}

Friday, December 29, 2017

The time for reviews

The end of any year is always a time for review: We look back on the year we’re about to complete, and, probably, toward the new year about to begin. News organisations do that, too, and it runs out so do some of the sources that journalists rely on for their stories. Sometimes those are the most interesting.

Pew Research, which is responsible for some of the deepest and broadest attitudinal studies, especially of the issues underlying US politics, posted two different looks at 2017. They both tell us a lot about the sorry state the USA is in right now.

The first report, published on December 20, was “From #MAGA to #MeToo: A look at U.S. public opinion in 2017”. The first chart I encountered is at the top of this post (though it’s actually from a piece they published back in June). It’s sobering. I know conservatives who are adamant that the current occupant of the White House has “restored” the USA’s standing around the world, that other countries “respect” the USA where once they didn’t. This one chart shows what utter bullshit that is.

The current occupant of the White House is considered a joke and ignorant buffoon throughout the world, and the respect that the USA enjoyed during the Obama Presidency is now gone. Countries throughout the world are coming to the conclusion that the only way forward is to ignore the USA and forge new alliances, and China has been a clear winner in that shift. The most obvious example of this is the UN vote against the USA and the occupant’s dumbassery in recognising Jerusalem as Israel’s capital. Allies of the USA have been explicit that they don’t back the USA on this and they always set an independent foreign policy. Under President Obama, that didn’t happen.

There’s plenty of evidence that the disdain the world has for the current occupant of the White House is now becoming a dislike of the USA itself, that the ridicule that man so richly reserves is also being extended to the entire country—though, so far, mostly to the people who actually voted for him, and the especially the unfortunate souls who still insist on supporting him for some reason.

It’ll take a new president to fix all that, but no Republican is capable of it. And that won’t happen in 2018, anyway.
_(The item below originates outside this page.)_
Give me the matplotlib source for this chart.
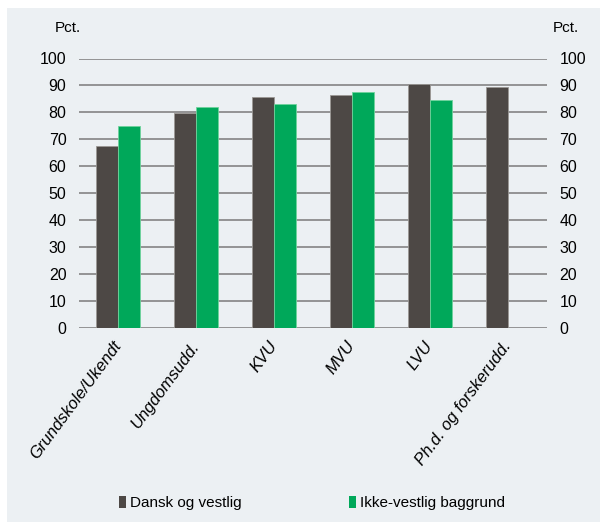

The other report was published on Boxing Day: “17 striking findings from 2017”. There was one crystal clear fact that stands out. summed up in the very first finding: “Partisan divides dwarf demographic differences on key political values”. Time and time and time again, it’s demonstrated that the partisan divide in the USA is deep and seemingly unbridgeable. In the USA in 2017, party identification has become the single best indicator of what a person thinks about any number of issues, such as, among the 17 findings they cite, guns, the role of the newsmedia, the role of universities, whether whites benefit from social advantages blacks don’t benefit from.

There were more general demographic findings, too, but having seen the role that partisan identification plays in the USA, I could imagine how the two different sets would react to those otherwise non-partisan findings. Even so, the more general findings were fascinating in their own right.
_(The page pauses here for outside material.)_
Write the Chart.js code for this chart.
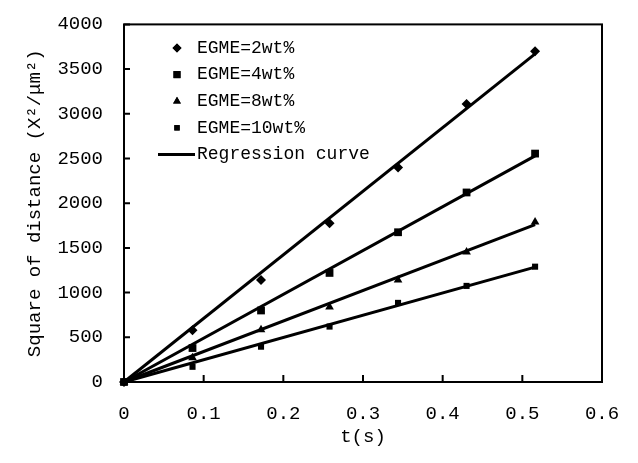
<!DOCTYPE html>
<html>
<head>
<meta charset="utf-8">
<script src="https://cdn.jsdelivr.net/npm/chart.js@4.4.1/dist/chart.umd.min.js"></script>
<style>
  html, body { margin: 0; padding: 0; background: #fff; }
  #wrap { width: 638px; height: 463px; position: relative; }
</style>
</head>
<body>
<div id="wrap"><canvas id="c"></canvas></div>
<script>
// tiempos (s) y cuadrado de la distancia
const times = [0, 0.086, 0.172, 0.258, 0.344, 0.43, 0.516];
const egme2 = [0, 580, 1140, 1775, 2400, 3110, 3700];
const egme4 = [0, 380, 800, 1220, 1675, 2120, 2555];
const egme8 = [0, 270, 585, 840, 1140, 1455, 1790];
const egme10 = [0, 170, 395, 620, 885, 1075, 1290];

// rectas de regresion (extremos)
const fitT = [0, 0.516];
const fit2 = [0, 3670];
const fit4 = [0, 2530];
const fit8 = [0, 1760];
const fit10 = [0, 1285];

const seriesLabels = ['EGME=2wt%', 'EGME=4wt%', 'EGME=8wt%', 'EGME=10wt%'];
const fitLabel = 'Regression curve';
const xTicks = [0, 0.1, 0.2, 0.3, 0.4, 0.5, 0.6];
const yTicks = [0, 500, 1000, 1500, 2000, 2500, 3000, 3500, 4000];

const INK = '#000';
const FONT = "'Liberation Mono', 'DejaVu Sans Mono', monospace";

const pts = (xs, ys) => xs.map((x, i) => ({ x, y: ys[i] }));

const markers = [
  { style: 'rectRot', r: 5 },
  { style: 'rect', r: 5.5 },
  { style: 'triangle', r: 5 },
  { style: 'rect', r: 4.3 }
];

const pointSets = [egme2, egme4, egme8, egme10].map((ys, i) => ({
  label: seriesLabels[i],
  data: pts(times, ys),
  showLine: false,
  pointStyle: markers[i].style,
  pointRadius: markers[i].r,
  backgroundColor: INK,
  borderColor: INK,
  borderWidth: 0,
  clip: false
}));

const fitSets = [fit2, fit4, fit8, fit10].map(ys => ({
  label: fitLabel,
  data: pts(fitT, ys),
  showLine: true,
  pointRadius: 0,
  borderColor: INK,
  borderWidth: 3,
  clip: false
}));

// marco, marcas hacia adentro y leyenda dentro del area
const frame = {
  id: 'frame',
  beforeDatasetsDraw(chart) {
    const { ctx, chartArea: a, scales: { x, y } } = chart;
    ctx.save();
    ctx.strokeStyle = INK;
    ctx.lineWidth = 2;
    ctx.strokeRect(a.left, a.top, a.right - a.left, a.bottom - a.top);
    ctx.beginPath();
    xTicks.forEach(v => {
      const px = x.getPixelForValue(v);
      ctx.moveTo(px, a.bottom); ctx.lineTo(px, a.bottom - 7);
    });
    yTicks.forEach(v => {
      const py = y.getPixelForValue(v);
      ctx.moveTo(a.left, py); ctx.lineTo(a.left + 6, py);
    });
    ctx.stroke();
    ctx.restore();
  },
  afterDatasetsDraw(chart) {
    const { ctx } = chart;
    const mx = 177, tx = 197, y0 = 48, dy = 26.6;
    ctx.save();
    ctx.fillStyle = INK;
    ctx.strokeStyle = INK;
    ctx.font = '18px ' + FONT;
    ctx.textBaseline = 'middle';
    ctx.textAlign = 'left';
    seriesLabels.forEach((lab, i) => {
      const yy = y0 + i * dy;
      Chart.helpers.drawPoint(ctx, { pointStyle: markers[i].style, radius: markers[i].r - 0.5, borderWidth: 0 }, mx, yy);
      ctx.fill();
      ctx.fillText(lab, tx, yy);
    });
    const yr = y0 + 4 * dy;
    ctx.lineWidth = 3;
    ctx.beginPath();
    ctx.moveTo(158, yr); ctx.lineTo(195, yr);
    ctx.stroke();
    ctx.fillText(fitLabel, tx, yr);
    ctx.restore();
  }
};

new Chart(document.getElementById('c'), {
  type: 'scatter',
  data: { datasets: [...pointSets, ...fitSets] },
  options: {
    responsive: true,
    maintainAspectRatio: false,
    animation: false,
    layout: { padding: { left: 0, top: 21, right: 36, bottom: 0 } },
    plugins: { legend: { display: false }, tooltip: { enabled: false } },
    scales: {
      x: {
        type: 'linear',
        min: 0, max: 0.6,
        afterBuildTicks: s => { s.ticks = xTicks.map(v => ({ value: v })); },
        afterFit: s => { s.height = 81; },
        grid: { display: false },
        border: { display: false },
        ticks: {
          padding: 13,
          color: INK,
          font: { family: FONT, size: 19 },
          callback: v => (v === 0 ? '0' : v.toFixed(1))
        },
        title: {
          display: true,
          text: 't(s)',
          color: INK,
          font: { family: FONT, size: 19 },
          padding: { top: 0, bottom: 15 }
        }
      },
      y: {
        type: 'linear',
        min: 0, max: 4000,
        afterBuildTicks: s => { s.ticks = yTicks.map(v => ({ value: v })); },
        afterFit: s => { s.width = 124; },
        grid: { display: false },
        border: { display: false },
        ticks: {
          padding: 13,
          color: INK,
          font: { family: FONT, size: 19 },
          callback: v => String(v)
        },
        title: {
          display: true,
          text: 'Square of distance (X²/μm²)',
          color: INK,
          font: { family: FONT, size: 19 },
          padding: { top: 24, bottom: 0 }
        }
      }
    }
  },
  plugins: [frame]
});
</script>
</body>
</html>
And finally, today Gallup published “The American Public in 2017: What We Learned”, essentially a month-by-month review of the various findings Gallup has released, some of which I missed at the time, and would have commented on if I hadn’t. It’s fascinating to read the article through without going to the sources they link to because it provides a sort of timeline of the US stories of 2017.

Taken together, these pieces are a bit more matter-of-fact than a lot of the “year in review” pieces published by news organisations. That figures, though, because they actually list the sort of source data that journalists use in their reporting, but without the, um, additions. For that reason alone, I think they’re not just interesting, but incredibly useful to anyone with an interest in current affairs.

It’s probably good to keep looking forward, in this case, toward the new year about to begin, and, if so, it’s definitely good to look back on the year we’re about to complete. That’s because to truly know where we’re going, we need to understand where we’ve been. News organisations help with that, but source material, like that from Pew and Gallup, can help provide a better, more complete picture than news organisations alone can do. It’s not a question of either/or, it’s about being as broadly informed as possible.

And once we know and understand where we’ve been, we can move to change things for the future. That’s never been more important than right now.